▶ **EXERCISE**
How many lines in this material include the string "matplotlib"? Answer with the number and nothing further.

▶ **DATA**
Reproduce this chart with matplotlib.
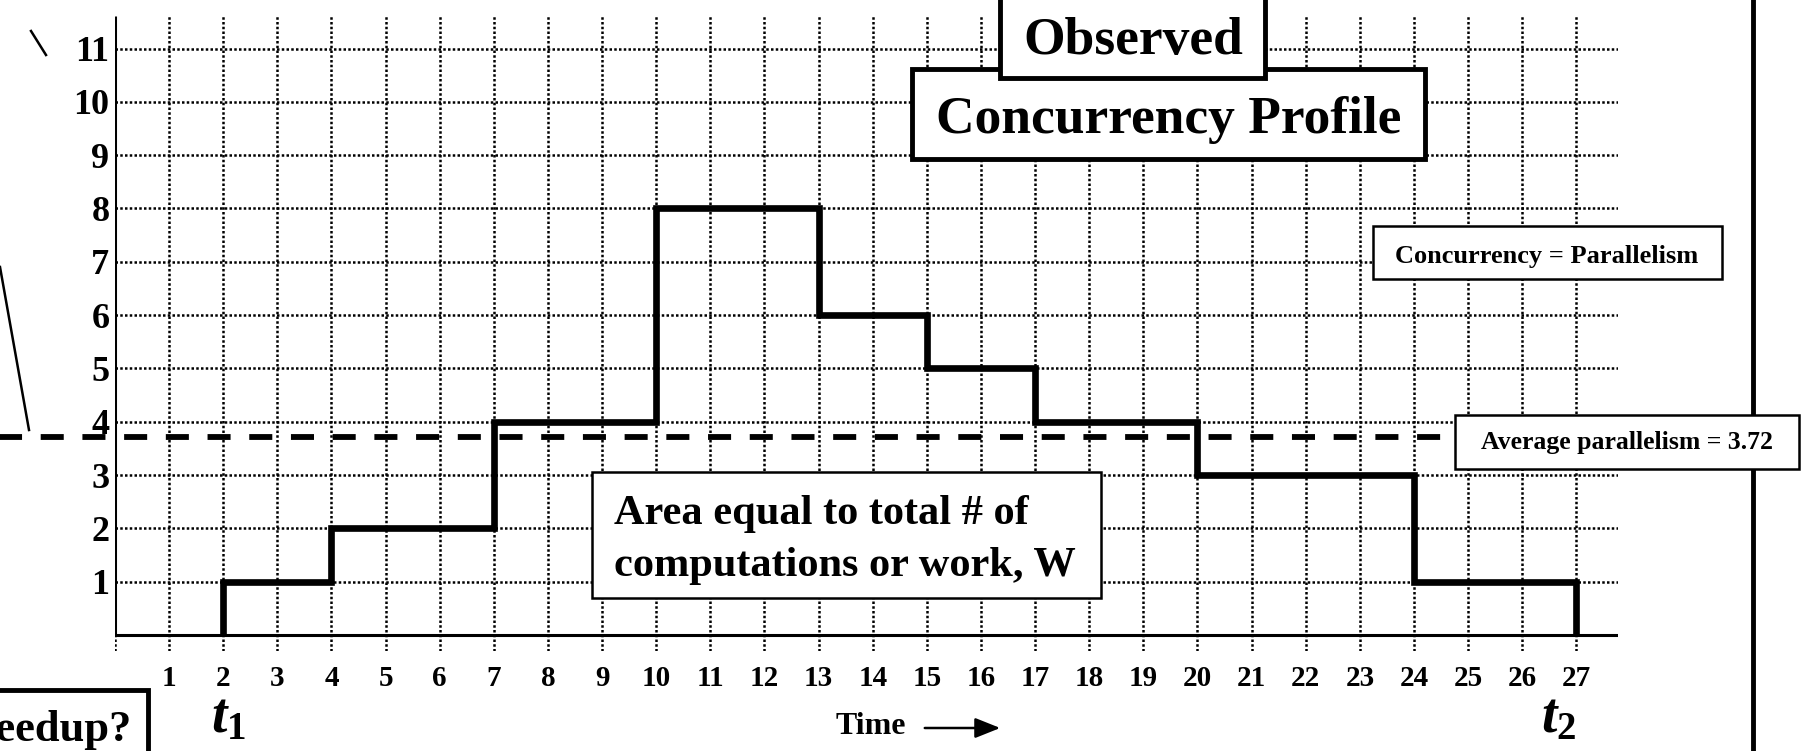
import matplotlib
matplotlib.use("Agg")
import matplotlib.pyplot as plt
from matplotlib.patches import Rectangle
from matplotlib.lines import Line2D
import numpy as np

# concurrency profile: interval edges (time) and degree of parallelism in each interval
edges = [2, 4, 7, 10, 13, 15, 17, 20, 24, 27]
levels = [1, 2, 4, 8, 6, 5, 4, 3, 1]
x_ticks = list(range(1, 28))
y_ticks = list(range(1, 12))

W, H = 1806, 751

plt.rcParams['font.family'] = ['Liberation Serif', 'DejaVu Serif']
plt.rcParams['font.weight'] = 'bold'
plt.rcParams['mathtext.fontset'] = 'custom'
plt.rcParams['mathtext.it'] = 'Liberation Serif:italic:bold'
plt.rcParams['mathtext.rm'] = 'Liberation Serif:bold'


def fx(px):
    return px / W


def fy(py):
    return 1 - py / H


def box(x0, y0, x1, y1, lw, z=4):
    fig.add_artist(Rectangle((fx(x0), fy(y1)), (x1 - x0) / W, (y1 - y0) / H,
                             transform=fig.transFigure, facecolor='white',
                             edgecolor='black', lw=lw, zorder=z))


fig = plt.figure(figsize=(W / 100, H / 100), dpi=100)
ax = fig.add_axes([fx(115), fy(651), (1618 - 115) / W, (651 - 16) / H])
ax.set_xlim(0, 27.77)
ax.set_ylim(-0.3, 11.61)

ax.set_xticks([0] + x_ticks)
ax.set_xticklabels([''] + [str(t) for t in x_ticks], fontsize=21, fontweight='bold')
ax.set_yticks(y_ticks)
ax.set_yticklabels([str(t) for t in y_ticks], fontsize=26, fontweight='bold')
ax.tick_params(length=0)
ax.tick_params(axis='x', pad=10)
ax.tick_params(axis='y', pad=4)
ax.grid(True, color='black', linestyle=(0, (1, 0.9)), linewidth=1.8)
for s in ax.spines.values():
    s.set_visible(False)

# axes drawn by hand: solid from the origin only
ax.plot([0, 0], [0, ax.get_ylim()[1]], color='black', lw=2.2, solid_capstyle='butt')
ax.axhline(0, color='black', lw=2.2)

ax.stairs(levels, edges, baseline=0, color='black', lw=4.8, zorder=3)

avg = np.sum(np.diff(edges) * np.array(levels)) / (edges[-1] - edges[0])
ax.axhline(avg, xmin=-0.08, xmax=1.0, color='black', lw=4.2,
           linestyle=(0, (3.95, 3.2)), clip_on=False, zorder=2)

# right border of the slide
fig.add_artist(Line2D([fx(1753), fx(1753)], [0, 1], color='black', lw=3.5, zorder=3))

# leftovers of arrows cropped from the slide
fig.add_artist(Line2D([fx(31), fx(46)], [fy(31), fy(55)], color='black', lw=1.8))
fig.add_artist(Line2D([fx(0), fx(29)], [fy(267), fy(430)], color='black', lw=1.8))

# title boxes
box(912, 69, 1425, 159, 3.5)
fig.text(fx(1169), fy(120), 'Concurrency Profile', ha='center', va='center',
         fontsize=38.5, zorder=6)
box(1000, -10, 1265, 78, 3.5, z=4.5)
fig.text(fx(1133), fy(41), 'Observed', ha='center', va='center',
         fontsize=38.5, zorder=6)

box(1373, 226, 1722, 279, 1.8)
fig.text(fx(1547), fy(256), 'Concurrency = Parallelism', ha='center', va='center',
         fontsize=19, zorder=6)

box(1455, 415, 1799, 469, 1.8)
fig.text(fx(1627), fy(443), f'Average parallelism = {avg:.2f}', ha='center',
         va='center', fontsize=18.5, zorder=6)

box(592, 472, 1101, 598, 1.8)
fig.text(fx(614), fy(514), 'Area equal to total # of', ha='left', va='center',
         fontsize=30.5, zorder=6)
fig.text(fx(614), fy(566), 'computations or work, W', ha='left', va='center',
         fontsize=30.5, zorder=6)

box(-20, 690, 148, 800, 3.5)
fig.text(fx(132), fy(741), 'Speedup?', ha='right', va='baseline',
         fontsize=32, zorder=6)

# time markers
ax.text(2.1, -1.56, r'$t_\mathrm{1}$', ha='center', va='center', fontsize=40)
ax.text(27, -1.56, r'$t_\mathrm{2}$', ha='right', va='center', fontsize=40)

fig.text(fx(906), fy(727), 'Time', ha='right', va='center', fontsize=23, zorder=6)
ax.annotate('', xy=(fx(1003), fy(728)), xytext=(fx(922), fy(728)),
            xycoords='figure fraction', textcoords='figure fraction',
            arrowprops=dict(arrowstyle='-|>,head_length=0.7,head_width=0.28',
                            color='black', lw=1.8, mutation_scale=22))

fig.savefig('out.png', dpi=100)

▶ **WRITTEN ANSWER**
6